Gardening with native plants great for ecosystem, wallets

Now is the best time to plant along the Gulf Coast. And you can save big money by choosing native plants
October 15, 2013 3:09:07 PM PDT
We are helping you spruce up your yard. Now is the best time to plant along the Gulf Coast. Many people with green thumbs like to plant trees and exotic plants this time of year. But, you can save big money by choosing native plants.

The options of plants and trees are endless at our local nurseries. But if you chose some native options, you are going to quickly find, these are low maintenance and actually help our ecosystem.

Carolyn Anderson and her two kids are looking for the perfect pumpkins for their garden.

"We just started a garden but we are learning. We are new gardeners," Anderson said.

But what Anderson doesn't know is that there are specific native plants that are easy to grow. So we turned to Steve Hupp with the Bayou Preservation for advice.

"We been working to preserve and protect and restore the bayous in the Houston area," Hupp said.

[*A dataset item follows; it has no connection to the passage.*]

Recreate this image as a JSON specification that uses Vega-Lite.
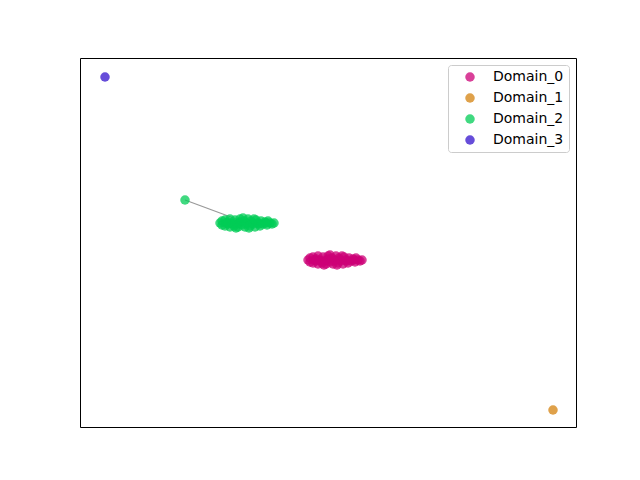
{
  "$schema": "https://vega.github.io/schema/vega-lite/v6.json",
  "width": 496,
  "height": 369,
  "autosize": {"type": "none"},
  "padding": {"left": 80, "top": 58, "right": 64, "bottom": 53},
  "config": {
    "view": {"stroke": "black", "strokeWidth": 1},
    "font": "DejaVu Sans"
  },
  "datasets": {
    "pts": [
      {"x": 228, "y": 167, "domain": "Domain_0"}, {"x": 230, "y": 165, "domain": "Domain_0"}, {"x": 230, "y": 169, "domain": "Domain_0"},
      {"x": 233, "y": 164, "domain": "Domain_0"}, {"x": 233, "y": 170, "domain": "Domain_0"}, {"x": 236, "y": 166, "domain": "Domain_0"},
      {"x": 236, "y": 168, "domain": "Domain_0"}, {"x": 238, "y": 163, "domain": "Domain_0"}, {"x": 238, "y": 171, "domain": "Domain_0"},
      {"x": 240, "y": 167, "domain": "Domain_0"}, {"x": 242, "y": 164, "domain": "Domain_0"}, {"x": 243, "y": 170, "domain": "Domain_0"},
      {"x": 245, "y": 166, "domain": "Domain_0"}, {"x": 246, "y": 163, "domain": "Domain_0"}, {"x": 248, "y": 168, "domain": "Domain_0"},
      {"x": 248, "y": 171, "domain": "Domain_0"}, {"x": 250, "y": 165, "domain": "Domain_0"}, {"x": 252, "y": 169, "domain": "Domain_0"},
      {"x": 253, "y": 163, "domain": "Domain_0"}, {"x": 255, "y": 167, "domain": "Domain_0"}, {"x": 256, "y": 171, "domain": "Domain_0"},
      {"x": 258, "y": 164, "domain": "Domain_0"}, {"x": 259, "y": 169, "domain": "Domain_0"}, {"x": 261, "y": 166, "domain": "Domain_0"},
      {"x": 263, "y": 163, "domain": "Domain_0"}, {"x": 264, "y": 170, "domain": "Domain_0"}, {"x": 266, "y": 167, "domain": "Domain_0"},
      {"x": 268, "y": 164, "domain": "Domain_0"}, {"x": 269, "y": 169, "domain": "Domain_0"}, {"x": 271, "y": 166, "domain": "Domain_0"},
      {"x": 273, "y": 168, "domain": "Domain_0"}, {"x": 275, "y": 165, "domain": "Domain_0"}, {"x": 276, "y": 169, "domain": "Domain_0"},
      {"x": 278, "y": 167, "domain": "Domain_0"}, {"x": 280, "y": 166, "domain": "Domain_0"}, {"x": 282, "y": 167, "domain": "Domain_0"},
      {"x": 234, "y": 167, "domain": "Domain_0"}, {"x": 241, "y": 166, "domain": "Domain_0"}, {"x": 247, "y": 167, "domain": "Domain_0"},
      {"x": 254, "y": 166, "domain": "Domain_0"}, {"x": 260, "y": 167, "domain": "Domain_0"}, {"x": 267, "y": 166, "domain": "Domain_0"},
      {"x": 274, "y": 167, "domain": "Domain_0"}, {"x": 244, "y": 162, "domain": "Domain_0"}, {"x": 257, "y": 162, "domain": "Domain_0"},
      {"x": 250, "y": 172, "domain": "Domain_0"}, {"x": 262, "y": 171, "domain": "Domain_0"},
      {"x": 473, "y": 17, "domain": "Domain_1"},
      {"x": 105, "y": 227, "domain": "Domain_2"},
      {"x": 140, "y": 204, "domain": "Domain_2"}, {"x": 142, "y": 202, "domain": "Domain_2"}, {"x": 142, "y": 206, "domain": "Domain_2"},
      {"x": 145, "y": 201, "domain": "Domain_2"}, {"x": 145, "y": 207, "domain": "Domain_2"}, {"x": 148, "y": 203, "domain": "Domain_2"},
      {"x": 148, "y": 205, "domain": "Domain_2"}, {"x": 150, "y": 200, "domain": "Domain_2"}, {"x": 150, "y": 208, "domain": "Domain_2"},
      {"x": 152, "y": 204, "domain": "Domain_2"}, {"x": 154, "y": 201, "domain": "Domain_2"}, {"x": 155, "y": 207, "domain": "Domain_2"},
      {"x": 157, "y": 203, "domain": "Domain_2"}, {"x": 158, "y": 200, "domain": "Domain_2"}, {"x": 160, "y": 205, "domain": "Domain_2"},
      {"x": 160, "y": 208, "domain": "Domain_2"}, {"x": 162, "y": 202, "domain": "Domain_2"}, {"x": 164, "y": 206, "domain": "Domain_2"},
      {"x": 165, "y": 200, "domain": "Domain_2"}, {"x": 167, "y": 204, "domain": "Domain_2"}, {"x": 168, "y": 208, "domain": "Domain_2"},
      {"x": 170, "y": 201, "domain": "Domain_2"}, {"x": 171, "y": 206, "domain": "Domain_2"}, {"x": 173, "y": 203, "domain": "Domain_2"},
      {"x": 175, "y": 200, "domain": "Domain_2"}, {"x": 176, "y": 207, "domain": "Domain_2"}, {"x": 178, "y": 204, "domain": "Domain_2"},
      {"x": 180, "y": 201, "domain": "Domain_2"}, {"x": 181, "y": 206, "domain": "Domain_2"}, {"x": 183, "y": 203, "domain": "Domain_2"},
      {"x": 185, "y": 205, "domain": "Domain_2"}, {"x": 187, "y": 202, "domain": "Domain_2"}, {"x": 188, "y": 206, "domain": "Domain_2"},
      {"x": 190, "y": 204, "domain": "Domain_2"}, {"x": 192, "y": 203, "domain": "Domain_2"}, {"x": 194, "y": 204, "domain": "Domain_2"},
      {"x": 146, "y": 204, "domain": "Domain_2"}, {"x": 153, "y": 203, "domain": "Domain_2"}, {"x": 159, "y": 204, "domain": "Domain_2"},
      {"x": 166, "y": 203, "domain": "Domain_2"}, {"x": 172, "y": 204, "domain": "Domain_2"}, {"x": 179, "y": 203, "domain": "Domain_2"},
      {"x": 186, "y": 204, "domain": "Domain_2"}, {"x": 156, "y": 199, "domain": "Domain_2"}, {"x": 163, "y": 209, "domain": "Domain_2"},
      {"x": 169, "y": 199, "domain": "Domain_2"}, {"x": 174, "y": 208, "domain": "Domain_2"},
      {"x": 25, "y": 350, "domain": "Domain_3"}
    ],
    "link": [
      {"x": 105, "y": 227},
      {"x": 167, "y": 204}
    ]
  },
  "layer": [
    {
      "data": {"name": "link"},
      "mark": {"type": "line", "color": "#999999", "strokeWidth": 1.2},
      "encoding": {
        "x": {"field": "x", "type": "quantitative", "scale": {"domain": [0, 496]}, "axis": null},
        "y": {"field": "y", "type": "quantitative", "scale": {"domain": [0, 369]}, "axis": null}
      }
    },
    {
      "data": {"name": "pts"},
      "mark": {"type": "point", "filled": true, "shape": "circle", "size": 90, "opacity": 0.75, "strokeWidth": 0},
      "encoding": {
        "x": {"field": "x", "type": "quantitative", "scale": {"domain": [0, 496]}, "axis": null},
        "y": {"field": "y", "type": "quantitative", "scale": {"domain": [0, 369]}, "axis": null},
        "color": {
          "field": "domain",
          "type": "nominal",
          "scale": {
            "domain": ["Domain_0", "Domain_1", "Domain_2", "Domain_3"],
            "range": ["#cc0077", "#d4820e", "#00cc55", "#3311cc"]
          },
          "legend": {
            "title": null,
            "orient": "top-right",
            "offset": 7,
            "padding": 5,
            "strokeColor": "#cccccc",
            "fillColor": "white",
            "cornerRadius": 3,
            "labelFontSize": 14,
            "labelColor": "black",
            "labelFont": "DejaVu Sans",
            "labelOffset": 16,
            "symbolSize": 90,
            "symbolOffset": 10,
            "symbolOpacity": 0.75,
            "rowPadding": 7
          }
        }
      }
    }
  ]
}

And part of that is educating Houston gardeners about the big selection of native trees, shrubs and plants that work well in our ecosystem.

"What's so good about stretching your dollar with native plants is they thrive on neglect," Hupp said. "Get them started right and they will be very easy to maintain."

Hupp says native trees to consider planting in Houston is an obvious choice: a live oaks for it's hardiness. But better native trees to plant are those that are underutilized; for example, the southern magnolia is considered tough as nails.

"Beautiful leaves and blooms," Hupp said.

Another top native is the bald cypress.

"It belongs in this habitat," he said.

If you want one of Houston's best, hardiest natives, yaupon is one of the best.

"It's an evergreen, it has berries on it, the birds love it, the blooms, it's got pollinators. To me, yaupon is probably one of the best shrubs and it has a lot of visual appeal," Hupp said.

If you are looking for a plant that attracts birds and offers excellent cover for privacy, Hupp says wax myrtles are a great native.

For flowering plants, look for the blue mist flowers, Turk's cap and wood ferns.

Something else to keep in mind: There are some exotic plants that will actually become invasive and expensive to remove. Some of those trees include Chinese tallow and loquats. Shrubs include Jerusalem cherry and heavenly bamboo, and plants include purple trailing lantana and yellow flag iris.

On the Bayou Preservation website, you can find 200 native plants that are commercially available and those that are considered exotic and invasive.